* _RECORDS TO USE_:
______________________________
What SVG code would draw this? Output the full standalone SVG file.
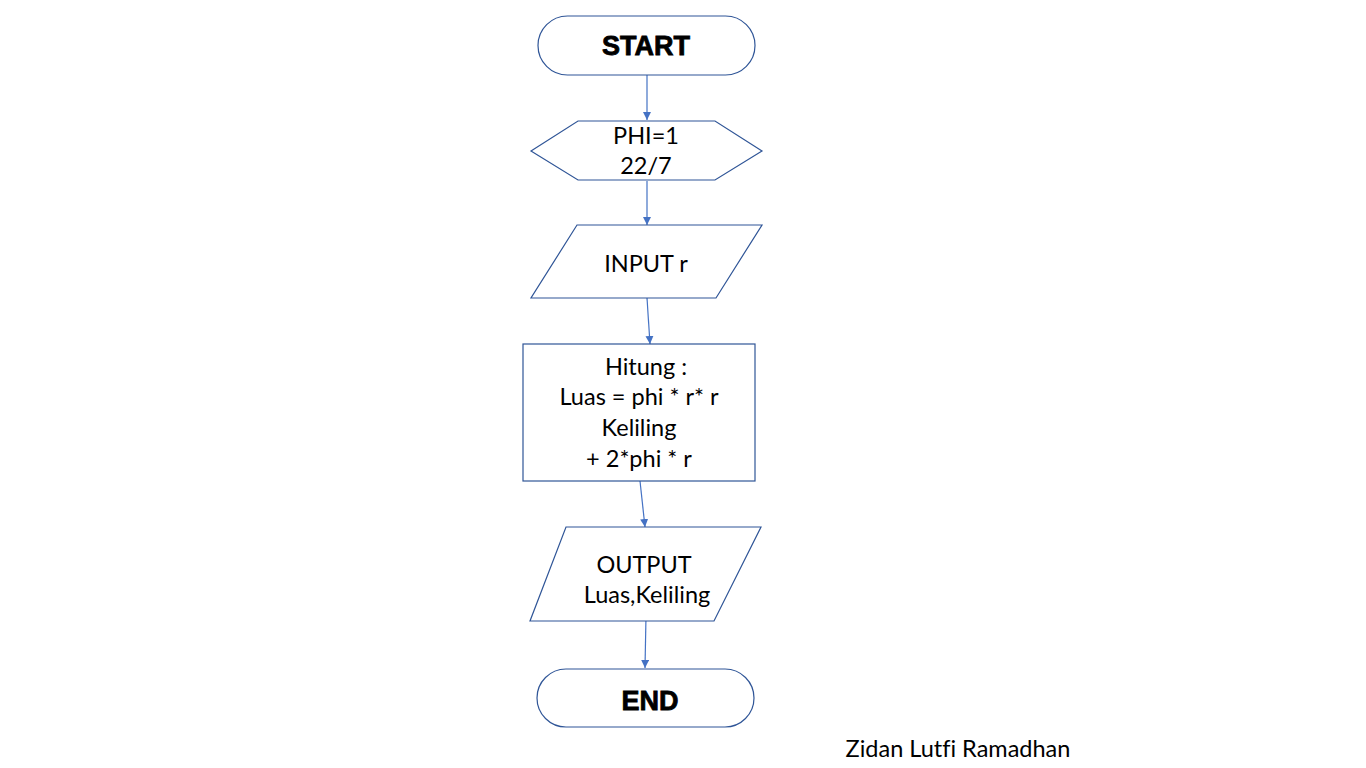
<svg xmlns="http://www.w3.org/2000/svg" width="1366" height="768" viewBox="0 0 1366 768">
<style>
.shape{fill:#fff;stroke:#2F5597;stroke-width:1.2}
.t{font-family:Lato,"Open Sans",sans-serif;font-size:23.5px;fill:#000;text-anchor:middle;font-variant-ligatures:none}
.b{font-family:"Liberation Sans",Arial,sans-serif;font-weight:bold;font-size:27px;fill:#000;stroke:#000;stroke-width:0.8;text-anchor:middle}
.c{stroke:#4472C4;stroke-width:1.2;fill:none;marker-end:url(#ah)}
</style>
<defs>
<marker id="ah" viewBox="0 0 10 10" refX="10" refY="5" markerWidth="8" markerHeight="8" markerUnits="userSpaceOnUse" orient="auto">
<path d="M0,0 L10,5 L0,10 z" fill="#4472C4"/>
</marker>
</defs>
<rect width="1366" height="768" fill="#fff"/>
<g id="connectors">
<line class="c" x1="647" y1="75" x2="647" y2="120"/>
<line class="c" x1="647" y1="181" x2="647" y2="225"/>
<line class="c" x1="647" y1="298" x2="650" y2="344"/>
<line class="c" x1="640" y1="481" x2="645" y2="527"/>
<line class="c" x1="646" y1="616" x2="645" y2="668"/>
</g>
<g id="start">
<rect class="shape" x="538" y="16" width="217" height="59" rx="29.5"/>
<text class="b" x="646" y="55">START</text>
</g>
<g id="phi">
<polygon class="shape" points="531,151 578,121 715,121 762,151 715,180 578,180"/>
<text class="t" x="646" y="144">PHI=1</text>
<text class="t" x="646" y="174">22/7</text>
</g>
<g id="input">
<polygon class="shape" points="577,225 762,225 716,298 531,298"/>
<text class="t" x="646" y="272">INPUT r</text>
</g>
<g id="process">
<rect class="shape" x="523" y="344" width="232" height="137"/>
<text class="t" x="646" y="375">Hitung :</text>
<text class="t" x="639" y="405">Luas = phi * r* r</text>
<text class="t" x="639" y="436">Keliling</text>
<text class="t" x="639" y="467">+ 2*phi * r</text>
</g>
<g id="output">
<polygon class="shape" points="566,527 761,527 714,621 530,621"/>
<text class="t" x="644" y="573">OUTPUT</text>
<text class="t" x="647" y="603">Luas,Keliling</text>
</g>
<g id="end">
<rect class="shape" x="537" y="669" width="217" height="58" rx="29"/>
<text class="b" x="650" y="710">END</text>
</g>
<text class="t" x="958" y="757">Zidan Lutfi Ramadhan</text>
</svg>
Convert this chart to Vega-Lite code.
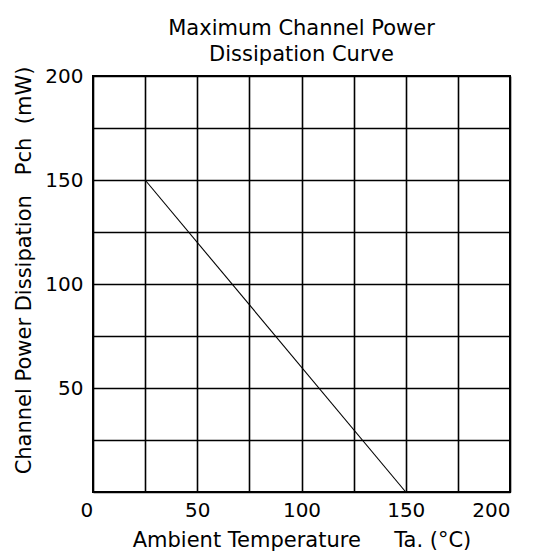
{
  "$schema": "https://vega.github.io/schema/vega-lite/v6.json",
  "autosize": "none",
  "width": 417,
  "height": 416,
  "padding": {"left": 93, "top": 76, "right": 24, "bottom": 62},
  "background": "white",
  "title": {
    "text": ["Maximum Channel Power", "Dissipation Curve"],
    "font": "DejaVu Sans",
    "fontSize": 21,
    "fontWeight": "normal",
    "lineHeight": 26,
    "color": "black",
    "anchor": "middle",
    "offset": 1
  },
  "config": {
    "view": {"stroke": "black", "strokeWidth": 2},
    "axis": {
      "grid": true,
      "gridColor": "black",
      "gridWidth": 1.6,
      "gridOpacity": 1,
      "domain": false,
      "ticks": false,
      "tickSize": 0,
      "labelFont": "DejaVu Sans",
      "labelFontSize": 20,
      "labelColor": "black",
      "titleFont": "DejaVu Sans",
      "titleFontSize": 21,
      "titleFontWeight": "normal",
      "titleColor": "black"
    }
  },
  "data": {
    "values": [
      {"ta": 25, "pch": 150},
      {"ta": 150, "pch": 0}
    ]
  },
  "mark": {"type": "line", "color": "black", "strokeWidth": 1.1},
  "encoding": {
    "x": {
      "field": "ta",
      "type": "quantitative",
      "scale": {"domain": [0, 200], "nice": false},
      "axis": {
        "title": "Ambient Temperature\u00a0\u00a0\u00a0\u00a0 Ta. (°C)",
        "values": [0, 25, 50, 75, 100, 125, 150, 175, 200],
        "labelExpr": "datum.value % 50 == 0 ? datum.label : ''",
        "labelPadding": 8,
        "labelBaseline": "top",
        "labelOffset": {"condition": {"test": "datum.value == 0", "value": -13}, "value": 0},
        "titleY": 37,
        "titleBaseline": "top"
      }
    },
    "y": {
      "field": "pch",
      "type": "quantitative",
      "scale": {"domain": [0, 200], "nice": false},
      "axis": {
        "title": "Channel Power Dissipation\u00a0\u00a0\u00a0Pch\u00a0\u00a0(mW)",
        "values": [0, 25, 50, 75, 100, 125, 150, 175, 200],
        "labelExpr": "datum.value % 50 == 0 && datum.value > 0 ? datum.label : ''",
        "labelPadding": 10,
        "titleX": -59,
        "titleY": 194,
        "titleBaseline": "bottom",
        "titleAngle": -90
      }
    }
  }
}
______________________________
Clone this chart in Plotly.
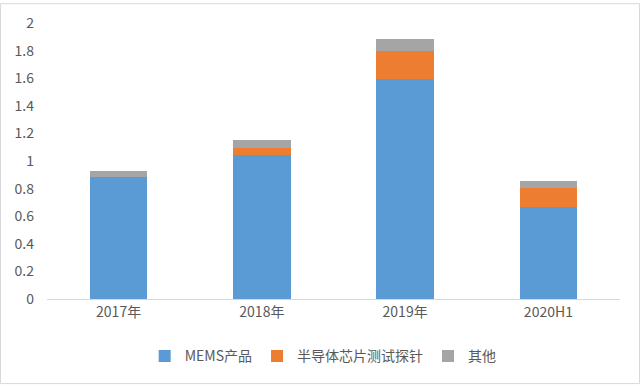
______________________________
* _GOAL_:
Write out every line of the preceding listing that contains "code".

* _FULL ANSWER_:
What SVG code would draw this? Output the full standalone SVG file.
Convert this chart to Vega-Lite code.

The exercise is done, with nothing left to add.